But I digress. The real point of this post is to unpick the bizarre thesis of the programme, namely that the true power of the Bible lay dormant for centuries until it was translated into English in 1611 by a committee of scholars working for King James. Yes, I am simplifying here somewhat, but that is because the lines of argument taken by Bragg are meandering and self-contradictory. Nevertheless¸ the main idea is that God’s word was inevitably muffled until it was made available to humanity through the sparkling medium of early Modern English, whereupon its effect was electric and immediate, inspiring  democratic revolutions, civil rights and all of modern science. 
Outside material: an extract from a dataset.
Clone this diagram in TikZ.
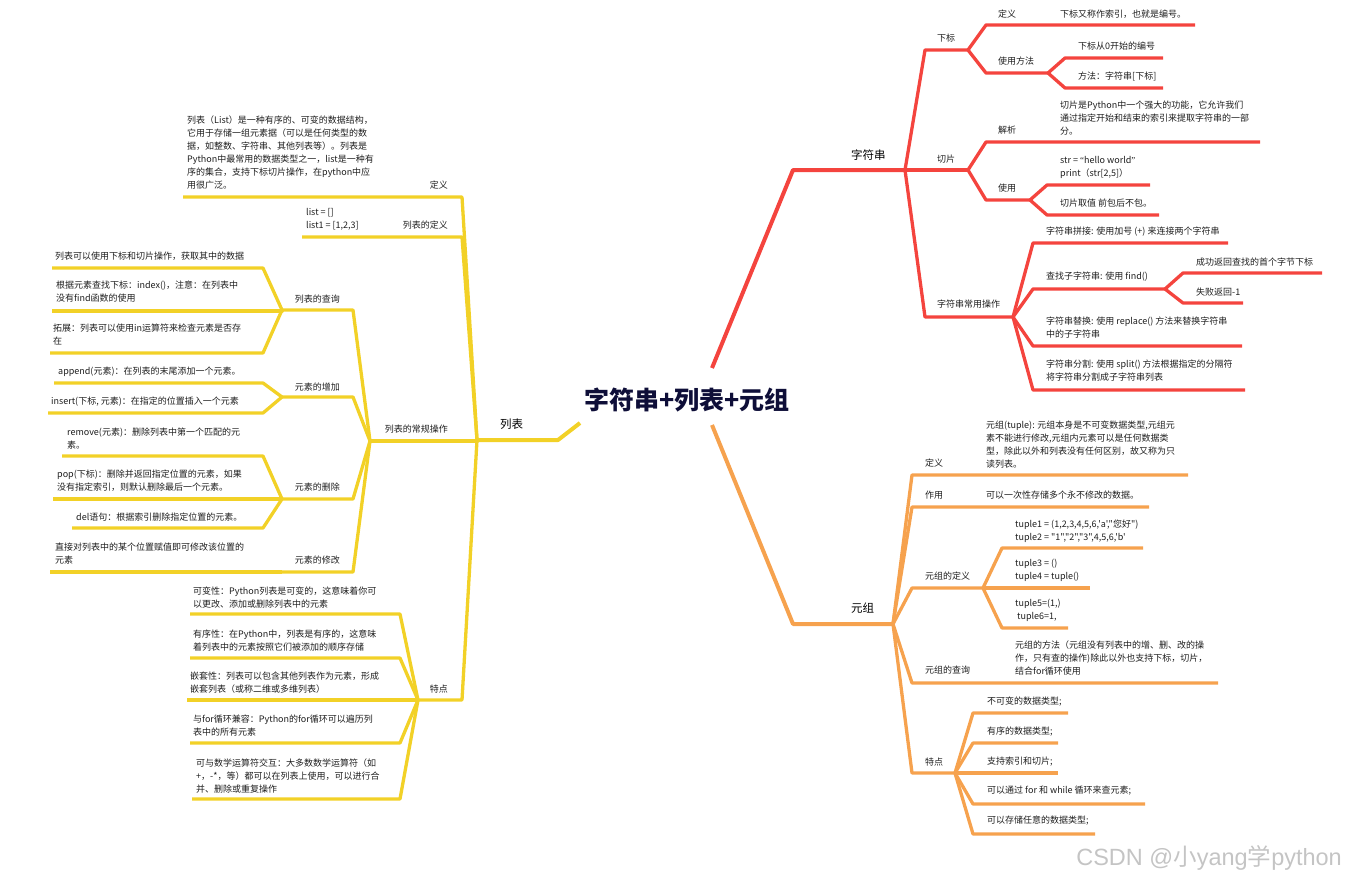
\documentclass[tikz,border=0pt]{standalone}
\usepackage{fontspec}
\setmainfont{Noto Sans CJK SC}
\newfontfamily\plainq{Noto Sans CJK SC}
\newfontfamily\wmfont{Liberation Sans}
\newfontfamily\qfont{Liberation Serif}
\definecolor{cR}{HTML}{F4443E}
\definecolor{cO}{HTML}{F6A24E}
\definecolor{cY}{HTML}{F2D127}
\definecolor{cT}{HTML}{1E1E1E}
\definecolor{cH}{HTML}{0E0E38}
\definecolor{cW}{HTML}{C4C4C4}
\newcommand\mmline[6]{\coordinate (#2-s) at (#3,#4);\coordinate (#2-e) at (#5,#4);\draw[#1] (#6) -- (#2-s) -- (#2-e);}
\tikzset{
  rl/.style={draw=cR, line width=3.3pt, line join=round},
  rm/.style={rl, line width=4pt},
  ol/.style={draw=cO, line width=3.3pt, line join=round},
  om/.style={ol, line width=4pt},
  yl/.style={draw=cY, line width=3.3pt, line join=round},
  ym/.style={yl, line width=4pt},
  txt/.style={text=cT, font=\fontsize{9}{13}\selectfont, inner sep=0pt, anchor=west, align=left},
  txl/.style={txt, anchor=east, align=right},
  tb/.style={txt, text=black, font=\fontsize{11.5}{14}\selectfont},
}
\begin{document}
\begin{tikzpicture}[x=1pt,y=-1pt]
\useasboundingbox (0,0) rectangle (1346,880);
\node[font=\bfseries\fontsize{25}{25}\selectfont, text=cH, inner sep=0pt] (T) at (687,400) {字符串+列表+元组};
% ===== red: 字符串 =====
\coordinate (R0) at (712,368); \coordinate (R1) at (793,170); \coordinate (R-e) at (905,170);
\draw[rm] (R0) -- (R1) -- (R-e);
\node[tb] (R-l) at (851,155) {字符串};
\mmline{rl}{Rxb}{925}{50}{968}{R-e}
\node[txt] (Rxb-l) at (937,38) {下标};
\mmline{rl}{Rxbdy}{986}{25}{1195}{Rxb-e}
\node[txt] (Rxbdy-l) at (998,14) {定义};
\node[txt] (Rxbdy-t) at (1060,14) {下标又称作索引，也就是编号。};
\mmline{rl}{Rxbff}{986}{73}{1048}{Rxb-e}
\node[txt] (Rxbff-l) at (998,61) {使用方法};
\mmline{rl}{Rxbff1}{1065}{58}{1163}{Rxbff-e}
\node[txt] (Rxbff1-t) at (1078,46) {下标从0开始的编号};
\mmline{rl}{Rxbff2}{1065}{88}{1163}{Rxbff-e}
\node[txt] (Rxbff2-t) at (1078,76) {方法：字符串[下标]};
\mmline{rl}{Rqp}{925}{170}{968}{R-e}
\node[txt] (Rqp-l) at (937,159) {切片};
\mmline{rl}{Rqpjx}{986}{142}{1260}{Rqp-e}
\node[txt] (Rqpjx-l) at (998,130) {解析};
\node[txt] (Rqpjx-t) at (1060,118.5) {切片是Python中一个强大的功能，它允许我们\\通过指定开始和结束的索引来提取字符串的一部\\分。};
\mmline{rl}{Rqpsy}{986}{200}{1030}{Rqp-e}
\node[txt] (Rqpsy-l) at (998,188) {使用};
\mmline{rl}{Rqpsy1}{1047}{185}{1150}{Rqpsy-e}
\node[txt] (Rqpsy1-t) at (1060,167) {str = {\qfont “}hello world{\qfont ”}\\print（str[2,5]）};
\mmline{rl}{Rqpsy2}{1047}{215}{1159}{Rqpsy-e}
\node[txt] (Rqpsy2-t) at (1060,203) {切片取值 前包后不包。};
\mmline{rl}{Rcy}{925}{317}{1013}{R-e}
\node[txt] (Rcy-l) at (937,304) {字符串常用操作};
\mmline{rl}{Rcy1}{1033}{243}{1228}{Rcy-e}
\node[txt] (Rcy1-t) at (1046,232) {字符串拼接: 使用加号 (+) 来连接两个字符串};
\mmline{rl}{Rcy2}{1033}{289}{1165}{Rcy-e}
\node[txt] (Rcy2-t) at (1046,277) {查找子字符串: 使用 find()};
\mmline{rl}{Rcy21}{1183}{273}{1322}{Rcy2-e}
\node[txt] (Rcy21-t) at (1196,262) {成功返回查找的首个字节下标};
\mmline{rl}{Rcy22}{1183}{303}{1243}{Rcy2-e}
\node[txt] (Rcy22-t) at (1196,292) {失败返回-1};
\mmline{rl}{Rcy3}{1033}{346}{1242}{Rcy-e}
\node[txt] (Rcy3-t) at (1046,328) {字符串替换: 使用 replace() 方法来替换字符串\\中的子字符串};
\mmline{rl}{Rcy4}{1033}{390}{1245}{Rcy-e}
\node[txt] (Rcy4-t) at (1046,371) {字符串分割: 使用 split() 方法根据指定的分隔符\\将字符串分割成子字符串列表};
% ===== orange: 元组 =====
\coordinate (O0) at (712,425); \coordinate (O1) at (793,624); \coordinate (O-e) at (893,624);
\draw[om] (O0) -- (O1) -- (O-e);
\node[tb] (O-l) at (851,608) {元组};
\mmline{ol}{Ody}{912}{475}{1188}{O-e}
\node[txt] (Ody-l) at (925,463) {定义};
\node[txt] (Ody-t) at (986,444.5) {元组(tuple): 元组本身是不可变数据类型,元组元\\素不能进行修改,元组内元素可以是任何数据类\\型，除此以外和列表没有任何区别，故又称为只\\读列表。};
\mmline{ol}{Ozy}{912}{507}{1149}{O-e}
\node[txt] (Ozy-l) at (925,495) {作用};
\node[txt] (Ozy-t) at (986,495) {可以一次性存储多个永不修改的数据。};
\mmline{ol}{Odf}{912}{588}{983}{O-e}
\node[txt] (Odf-l) at (925,576) {元组的定义};
\mmline{ol}{Odf1}{1002}{548}{1143}{Odf-e}
\node[txt, font=\plainq\fontsize{9}{13}\selectfont] (Odf1-t) at (1015,531) {tuple1 = (1,2,3,4,5,6,'a',"您好")\\tuple2 = "1","2","3",4,5,6,'b'};
\mmline{ol}{Odf2}{1000}{588}{1090}{Odf-e}
\node[txt] (Odf2-t) at (1015,570) {tuple3 = ()\\tuple4 = tuple()};
\mmline{ol}{Odf3}{1002}{628}{1068}{Odf-e}
\node[txt] (Odf3-t) at (1015,610) {tuple5=(1,)\\ \ tuple6=1,};
\mmline{ol}{Ocx}{912}{683}{1218}{O-e}
\node[txt] (Ocx-l) at (925,670) {元组的查询};
\node[txt] (Ocx-t) at (1015,658) {元组的方法（元组没有列表中的增、删、改的操\\作，只有查的操作)除此以外也支持下标，切片，\\结合for循环使用};
\mmline{ol}{Otd}{912}{773}{955}{O-e}
\node[txt] (Otd-l) at (925,762) {特点};
\mmline{ol}{Otd1}{973}{713}{1068}{Otd-e}
\node[txt] (Otd1-t) at (987,702) {不可变的数据类型;};
\mmline{ol}{Otd2}{973}{743}{1058}{Otd-e}
\node[txt] (Otd2-t) at (987,732) {有序的数据类型;};
\mmline{ol}{Otd3}{973}{773}{1058}{Otd-e}
\node[txt] (Otd3-t) at (987,762) {支持索引和切片;};
\mmline{ol}{Otd4}{973}{804}{1145}{Otd-e}
\node[txt] (Otd4-t) at (987,791) {可以通过 for 和 while 循环来查元素;};
\mmline{ol}{Otd5}{973}{834}{1095}{Otd-e}
\node[txt] (Otd5-t) at (987,821) {可以存储任意的数据类型;};
% ===== yellow: 列表 =====
\coordinate (Y0) at (580,423); \coordinate (Y1) at (558,440); \coordinate (Y-e) at (477,440);
\draw[ym] (Y0) -- (Y1) -- (Y-e);
\node[tb] (Y-l) at (500,424) {列表};
\mmline{yl}{Ydy}{462}{197}{183}{Y-e}
\node[txl] (Ydy-l) at (448,185) {定义};
\node[txt] (Ydy-t) at (187,153) {列表（List）是一种有序的、可变的数据结构，\\它用于存储一组元素据（可以是任何类型的数\\据，如整数、字符串、其他列表等）。列表是\\Python中最常用的数据类型之一，list是一种有\\序的集合，支持下标切片操作，在python中应\\用很广泛。};
\mmline{yl}{Ylb}{462}{237}{302}{Y-e}
\node[txl] (Ylb-l) at (448,225) {列表的定义};
\node[txt] (Ylb-t) at (306,219) {list = []\\list1 = [1,2,3]};
\mmline{yl}{Ycg}{477}{441}{370}{Y-e}
\node[txl] (Ycg-l) at (448,429) {列表的常规操作};
\mmline{yl}{Ycx}{353}{310}{282}{Ycg-e}
\node[txl] (Ycx-l) at (340,299) {列表的查询};
\mmline{yl}{Ycx1}{263}{268}{52}{Ycx-e}
\node[txt] (Ycx1-t) at (55,256) {列表可以使用下标和切片操作，获取其中的数据};
\mmline{yl}{Ycx2}{282}{311}{52}{Ycx-e}
\node[txt] (Ycx2-t) at (56,291.5) {根据元素查找下标：index()，注意：在列表中\\没有find函数的使用};
\mmline{yl}{Ycx3}{263}{353}{50}{Ycx-e}
\node[txt] (Ycx3-t) at (53,334.5) {拓展：列表可以使用in运算符来检查元素是否存\\在};
\mmline{yl}{Yzj}{353}{397}{282}{Ycg-e}
\node[txl] (Yzj-l) at (340,387) {元素的增加};
\mmline{yl}{Yzj1}{263}{383}{54}{Yzj-e}
\node[txt] (Yzj1-t) at (58,372) {append(元素)：在列表的末尾添加一个元素。};
\mmline{yl}{Yzj2}{263}{413}{48}{Yzj-e}
\node[txt] (Yzj2-t) at (51,402) {insert(下标, 元素)：在指定的位置插入一个元素};
\mmline{yl}{Ysc}{353}{499}{282}{Ycg-e}
\node[txl] (Ysc-l) at (340,487) {元素的删除};
\mmline{yl}{Ysc1}{263}{456}{62}{Ysc-e}
\node[txt] (Ysc1-t) at (67,438.5) {remove(元素)：删除列表中第一个匹配的元\\素。};
\mmline{yl}{Ysc2}{282}{499}{53}{Ysc-e}
\node[txt] (Ysc2-t) at (57,481) {pop(下标)：删除并返回指定位置的元素，如果\\没有指定索引，则默认删除最后一个元素。};
\mmline{yl}{Ysc3}{263}{528}{72}{Ysc-e}
\node[txt] (Ysc3-t) at (76,517) {del语句：根据索引删除指定位置的元素。};
\mmline{yl}{Yxg}{353}{572}{282}{Ycg-e}
\node[txl] (Yxg-l) at (340,560) {元素的修改};
\mmline{yl}{Yxg1}{282}{572}{50}{Yxg-e}
\node[txt] (Yxg1-t) at (55,553.5) {直接对列表中的某个位置赋值即可修改该位置的\\元素};
\mmline{yl}{Ytd}{462}{700}{418}{Y-e}
\node[txl] (Ytd-l) at (448,689) {特点};
\mmline{yl}{Ytd1}{400}{614}{190}{Ytd-e}
\node[txt] (Ytd1-t) at (193,597.5) {可变性：Python列表是可变的，这意味着你可\\以更改、添加或删除列表中的元素};
\mmline{yl}{Ytd2}{400}{658}{190}{Ytd-e}
\node[txt] (Ytd2-t) at (193,640.5) {有序性：在Python中，列表是有序的，这意味\\着列表中的元素按照它们被添加的顺序存储};
\mmline{yl}{Ytd3}{418}{700}{187}{Ytd-e}
\node[txt] (Ytd3-t) at (190,682.5) {嵌套性：列表可以包含其他列表作为元素，形成\\嵌套列表（或称二维或多维列表）};
\mmline{yl}{Ytd4}{400}{743}{190}{Ytd-e}
\node[txt] (Ytd4-t) at (193,725.5) {与for循环兼容：Python的for循环可以遍历列\\表中的所有元素};
\mmline{yl}{Ytd5}{400}{799}{192}{Ytd-e}
\node[txt] (Ytd5-t) at (196,776) {可与数学运算符交互：大多数数学运算符（如\\+，-*，等）都可以在列表上使用，可以进行合\\并、删除或重复操作};
% watermark
\node[text=cW, font=\fontsize{23.5}{23.5}\selectfont, inner sep=0pt, anchor=east] (W) at (1342,858) {{\wmfont CSDN @}小{\wmfont yang}学{\wmfont python}};
\end{tikzpicture}
\end{document}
The idea that language influences the way you are able to think is known as linguistic relativism. It is expressed most famously  in the Sapir-Whorf Hypothesis which holds that, for example, the colour terms in your language influence how you see colour, the number terms influence the way you conceptualise quantity, the verb tenses influence the way you understand time, and so on. This idea, at least in its strongest form (that language actually controls thought) does not have much currency in modern Linguistics. True, there are bits of evidence here and there which seem to show that people are likely to think in particular ways because of their mother tongue, but generally speaking there is nothing that a bit of prompted awareness and  paraphrasing can’t overcome.

So, how about the idea that Biblical texts, trapped for generations in Hebrew, Aramaic, Koine Greek and vulgate Latin, were not able to convey the true force of their message, even when they were read by people for whom these languages were their own mother tongues? After all, these  early readers of the Bible did not cry freedom and throw off the chains of ancient oppressors. They did not abolish slavery. They did not institute the idea of equality before the law. They did not start programmes of scientific enquiry. But the English, according to Bragg, once they had got the Bible into their own tongue, grasped its message at once and started political and scientific revolutions which changed the face of the world forever.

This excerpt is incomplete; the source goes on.